▶ MATERIAL:
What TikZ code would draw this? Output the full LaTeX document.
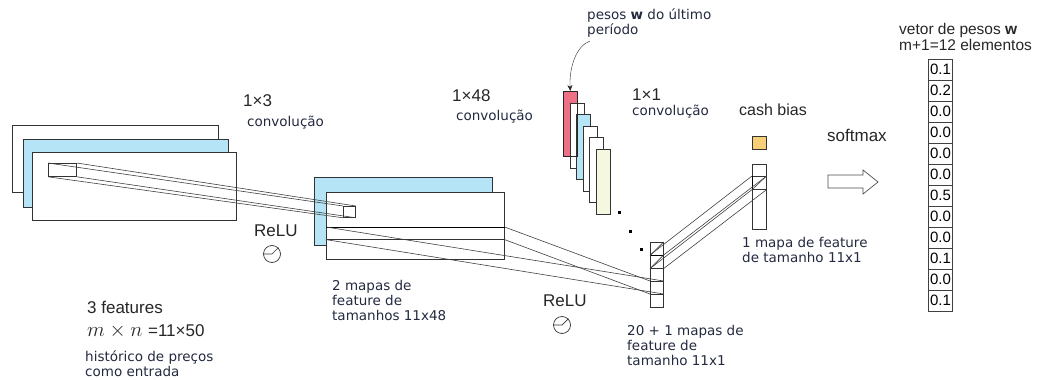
\documentclass[tikz,border=0pt]{standalone}
\usepackage{fontspec}
\usepackage{amsmath}
\usepackage{xcolor}
\usetikzlibrary{arrows.meta}
\setmainfont{DejaVu Sans}
\newfontfamily\arialfont{Liberation Sans}
\definecolor{mapblue}{RGB}{180,228,245}
\definecolor{wpink}{RGB}{238,112,135}
\definecolor{wyellow}{RGB}{245,248,222}
\definecolor{biasorange}{RGB}{246,207,118}
\definecolor{txtblue}{RGB}{35,42,64}

\begin{document}
\begin{tikzpicture}%
  [x=1pt,y=-1pt,every node/.style={inner sep=0}]
  \tikzstyle{map}=[rectangle,draw=black!80,fill=white,anchor=north west,line width=0.6pt]
  \tikzstyle{cell}=[map,minimum width=13pt,minimum height=13pt]
  \tikzstyle{band}=[draw=black!75,line width=0.6pt]
  \tikzstyle{lab}=[anchor=west,align=left,text=txtblue,
    font=\fontsize{13.5}{15}\selectfont]
  \tikzstyle{alab}=[anchor=west,align=left,text=black!85,
    font=\arialfont\fontsize{17}{19}\selectfont]
  \tikzstyle{vcell}=[rectangle,draw=black!75,minimum width=24pt,
    minimum height=21pt,text width=22pt,align=right,
    font=\arialfont\fontsize{15}{17}\selectfont]
  \useasboundingbox (0,0) rectangle (1045,380);

  % entrada: 3 features
  \node[map,minimum width=206pt,minimum height=67pt] (in1) at (12,125) {};
  \node[map,fill=mapblue,minimum width=205pt,minimum height=68pt] (in2) at (23,139) {};
  \node[map,minimum width=204pt,minimum height=68pt] (in3) at (32,152) {};
  \node[map,minimum width=28pt,minimum height=13pt,thick] (k1) at (48,163) {};

  % 2 mapas de feature
  \node[map,fill=mapblue,minimum width=178pt,minimum height=68pt] (l2b) at (314,177) {};
  \node[map,minimum width=178pt,minimum height=67pt] (l2) at (326,192) {};
  \node[map,minimum width=178pt,minimum height=12pt] (strip) at (326,227) {};
  \draw[thick] (strip.north west) -- (strip.north east);
  \node[map,minimum width=12pt,minimum height=11pt,thick] (t1) at (343,206) {};

  \draw[band] (k1.north west) -- (t1.north west);
  \draw[band] (k1.north east) -- (t1.north east);
  \draw[band] (k1.south west) -- (t1.south west);
  \draw[band] (k1.south east) -- (t1.south east);

  % 20 + 1 mapas
  \foreach \i in {1,...,5}
    \node[cell] (col\i) at (650,{229+13*\i}) {};
  \draw[thick] (col1.south west) -- (col1.south east);
  \draw[band] (col1.south west) -- (col1.north east);
  \draw[band] (col2.south west) -- (col2.north east);

  \draw[band] (strip.north west) -- (col4.north east);
  \draw[band] (strip.north east) -- (col4.north west);
  \draw[band] (strip.south east) -- (col5.north west);
  \draw[band] (strip.south west) -- (col5.north east);

  % pesos do ultimo periodo
  \foreach \c [count=\i from 0] in {wpink,white,mapblue,white,white,wyellow}
    \node[map,fill=\c,minimum width=14pt,minimum height=65pt]
      (w\i) at ({563+6.6*\i},{91+11.6*\i}) {};
  \draw[thick,black!85] (w0.north west) rectangle (w0.south east);
  \foreach \p in {(619.5,212.5),(630.5,231.5),(641.5,249.5)}
    \fill \p ++(-1.8,-1.8) rectangle ++(3.6,3.6);

  \coordinate (wsrc) at (590,41);
  \draw[black!85,-{Stealth[length=6pt,width=5pt]}] (wsrc)
    .. controls (576,46) and (569,68) .. (w0.north);

  % 1 mapa de feature + cash bias
  \node[map,minimum width=14pt,minimum height=65pt] (one) at (752,164) {};
  \node[map,minimum width=14pt,minimum height=13pt] (oc) at (752,176) {};
  \draw[thick] (oc.north west) -- (oc.south west);
  \draw[band] (oc.south west) -- (oc.north east);
  \node[map,fill=biasorange,minimum width=14pt,minimum height=13pt] (bias) at (752,136) {};

  \draw[band] (col2.north west) -- (oc.north west);
  \draw[band] (col2.north east) -- (oc.north east);
  \draw[band] (col2.south west) -- (oc.south west);
  \draw[band] (col2.south east) -- (oc.south east);

  % softmax
  \draw[black!70,line width=0.7pt,fill=white] (828,175) -- (863,175) -- (863,170)
    -- (878,182) -- (863,194) -- (863,188) -- (828,188) -- cycle;

  % vetor de pesos
  \foreach \v [count=\i] in {0.1,0.2,0.0,0.0,0.0,0.0,0.5,0.0,0.0,0.1,0.0,0.1}
    \node[vcell] (v\i) at (940,{48.5+21*\i}) {\v};

  % ReLU
  \node[alab] (relu1) at (254,231) {ReLU};
  \node[circle,draw=black!80,line width=0.7pt,minimum size=17pt] (act1) at (272,254) {};
  \draw[black!80,line width=0.7pt] (act1.west) -- (act1.center) -- (act1.north east);
  \node[alab] (relu2) at (543,301) {ReLU};
  \node[circle,draw=black!80,line width=0.7pt,minimum size=17pt] (act2) at (562,325) {};
  \draw[black!80,line width=0.7pt] (act2.west) -- (act2.center) -- (act2.north east);

  % textos
  \node[alab] (conv1k) at (243,101) {1×3};
  \node[lab] (conv1) at (247,123) {convolução};
  \node[alab] (conv2k) at (452,96) {1×48};
  \node[lab] (conv2) at (456,117) {convolução};
  \node[alab] (conv3k) at (632,95) {1×1};
  \node[lab] (conv3) at (632,112) {convolução};
  \node[lab] (lastw) at (587,23) {pesos \textbf{w} do último\\período};
  \node[alab,font=\arialfont\fontsize{16}{18}\selectfont] (cash) at (739,110) {cash bias};
  \node[alab] (soft) at (827,135) {softmax};
  \node[alab,font=\arialfont\fontsize{15.5}{16.5}\selectfont] (vtit) at (899,37)
    {vetor de pesos \textbf{w}\\m+1=12 elementos};
  \node[alab,font=\arialfont\fontsize{17}{23}\selectfont] (feat) at (87,320)
    {3 features\\{\fontsize{19.5}{23}\selectfont$m\times n$}\,\,=11×50};
  \node[lab] (hist) at (85,364) {histórico de preços\\como entrada};
  \node[lab] (maps2) at (332,300.5) {2 mapas de\\feature de\\tamanhos 11x48};
  \node[lab] (maps21) at (627,345) {20 + 1 mapas de\\feature de\\tamanho 11x1};
  \node[lab] (maps1) at (742,249.5) {1 mapa de feature\\de tamanho 11x1};
\end{tikzpicture}
\end{document}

▶ WHAT TO DO:
All of the material above is to be copied exactly, except for its images.

▶ EXERCISE OUTPUT:
What TikZ code would draw this? Output the full LaTeX document.
\documentclass[tikz,border=0pt]{standalone}
\usepackage{fontspec}
\usepackage{amsmath}
\usepackage{xcolor}
\usetikzlibrary{arrows.meta}
\setmainfont{DejaVu Sans}
\newfontfamily\arialfont{Liberation Sans}
\definecolor{mapblue}{RGB}{180,228,245}
\definecolor{wpink}{RGB}{238,112,135}
\definecolor{wyellow}{RGB}{245,248,222}
\definecolor{biasorange}{RGB}{246,207,118}
\definecolor{txtblue}{RGB}{35,42,64}

\begin{document}
\begin{tikzpicture}%
  [x=1pt,y=-1pt,every node/.style={inner sep=0}]
  \tikzstyle{map}=[rectangle,draw=black!80,fill=white,anchor=north west,line width=0.6pt]
  \tikzstyle{cell}=[map,minimum width=13pt,minimum height=13pt]
  \tikzstyle{band}=[draw=black!75,line width=0.6pt]
  \tikzstyle{lab}=[anchor=west,align=left,text=txtblue,
    font=\fontsize{13.5}{15}\selectfont]
  \tikzstyle{alab}=[anchor=west,align=left,text=black!85,
    font=\arialfont\fontsize{17}{19}\selectfont]
  \tikzstyle{vcell}=[rectangle,draw=black!75,minimum width=24pt,
    minimum height=21pt,text width=22pt,align=right,
    font=\arialfont\fontsize{15}{17}\selectfont]
  \useasboundingbox (0,0) rectangle (1045,380);

  % entrada: 3 features
  \node[map,minimum width=206pt,minimum height=67pt] (in1) at (12,125) {};
  \node[map,fill=mapblue,minimum width=205pt,minimum height=68pt] (in2) at (23,139) {};
  \node[map,minimum width=204pt,minimum height=68pt] (in3) at (32,152) {};
  \node[map,minimum width=28pt,minimum height=13pt,thick] (k1) at (48,163) {};

  % 2 mapas de feature
  \node[map,fill=mapblue,minimum width=178pt,minimum height=68pt] (l2b) at (314,177) {};
  \node[map,minimum width=178pt,minimum height=67pt] (l2) at (326,192) {};
  \node[map,minimum width=178pt,minimum height=12pt] (strip) at (326,227) {};
  \draw[thick] (strip.north west) -- (strip.north east);
  \node[map,minimum width=12pt,minimum height=11pt,thick] (t1) at (343,206) {};

  \draw[band] (k1.north west) -- (t1.north west);
  \draw[band] (k1.north east) -- (t1.north east);
  \draw[band] (k1.south west) -- (t1.south west);
  \draw[band] (k1.south east) -- (t1.south east);

  % 20 + 1 mapas
  \foreach \i in {1,...,5}
    \node[cell] (col\i) at (650,{229+13*\i}) {};
  \draw[thick] (col1.south west) -- (col1.south east);
  \draw[band] (col1.south west) -- (col1.north east);
  \draw[band] (col2.south west) -- (col2.north east);

  \draw[band] (strip.north west) -- (col4.north east);
  \draw[band] (strip.north east) -- (col4.north west);
  \draw[band] (strip.south east) -- (col5.north west);
  \draw[band] (strip.south west) -- (col5.north east);

  % pesos do ultimo periodo
  \foreach \c [count=\i from 0] in {wpink,white,mapblue,white,white,wyellow}
    \node[map,fill=\c,minimum width=14pt,minimum height=65pt]
      (w\i) at ({563+6.6*\i},{91+11.6*\i}) {};
  \draw[thick,black!85] (w0.north west) rectangle (w0.south east);
  \foreach \p in {(619.5,212.5),(630.5,231.5),(641.5,249.5)}
    \fill \p ++(-1.8,-1.8) rectangle ++(3.6,3.6);

  \coordinate (wsrc) at (590,41);
  \draw[black!85,-{Stealth[length=6pt,width=5pt]}] (wsrc)
    .. controls (576,46) and (569,68) .. (w0.north);

  % 1 mapa de feature + cash bias
  \node[map,minimum width=14pt,minimum height=65pt] (one) at (752,164) {};
  \node[map,minimum width=14pt,minimum height=13pt] (oc) at (752,176) {};
  \draw[thick] (oc.north west) -- (oc.south west);
  \draw[band] (oc.south west) -- (oc.north east);
  \node[map,fill=biasorange,minimum width=14pt,minimum height=13pt] (bias) at (752,136) {};

  \draw[band] (col2.north west) -- (oc.north west);
  \draw[band] (col2.north east) -- (oc.north east);
  \draw[band] (col2.south west) -- (oc.south west);
  \draw[band] (col2.south east) -- (oc.south east);

  % softmax
  \draw[black!70,line width=0.7pt,fill=white] (828,175) -- (863,175) -- (863,170)
    -- (878,182) -- (863,194) -- (863,188) -- (828,188) -- cycle;

  % vetor de pesos
  \foreach \v [count=\i] in {0.1,0.2,0.0,0.0,0.0,0.0,0.5,0.0,0.0,0.1,0.0,0.1}
    \node[vcell] (v\i) at (940,{48.5+21*\i}) {\v};

  % ReLU
  \node[alab] (relu1) at (254,231) {ReLU};
  \node[circle,draw=black!80,line width=0.7pt,minimum size=17pt] (act1) at (272,254) {};
  \draw[black!80,line width=0.7pt] (act1.west) -- (act1.center) -- (act1.north east);
  \node[alab] (relu2) at (543,301) {ReLU};
  \node[circle,draw=black!80,line width=0.7pt,minimum size=17pt] (act2) at (562,325) {};
  \draw[black!80,line width=0.7pt] (act2.west) -- (act2.center) -- (act2.north east);

  % textos
  \node[alab] (conv1k) at (243,101) {1×3};
  \node[lab] (conv1) at (247,123) {convolução};
  \node[alab] (conv2k) at (452,96) {1×48};
  \node[lab] (conv2) at (456,117) {convolução};
  \node[alab] (conv3k) at (632,95) {1×1};
  \node[lab] (conv3) at (632,112) {convolução};
  \node[lab] (lastw) at (587,23) {pesos \textbf{w} do último\\período};
  \node[alab,font=\arialfont\fontsize{16}{18}\selectfont] (cash) at (739,110) {cash bias};
  \node[alab] (soft) at (827,135) {softmax};
  \node[alab,font=\arialfont\fontsize{15.5}{16.5}\selectfont] (vtit) at (899,37)
    {vetor de pesos \textbf{w}\\m+1=12 elementos};
  \node[alab,font=\arialfont\fontsize{17}{23}\selectfont] (feat) at (87,320)
    {3 features\\{\fontsize{19.5}{23}\selectfont$m\times n$}\,\,=11×50};
  \node[lab] (hist) at (85,364) {histórico de preços\\como entrada};
  \node[lab] (maps2) at (332,300.5) {2 mapas de\\feature de\\tamanhos 11x48};
  \node[lab] (maps21) at (627,345) {20 + 1 mapas de\\feature de\\tamanho 11x1};
  \node[lab] (maps1) at (742,249.5) {1 mapa de feature\\de tamanho 11x1};
\end{tikzpicture}
\end{document}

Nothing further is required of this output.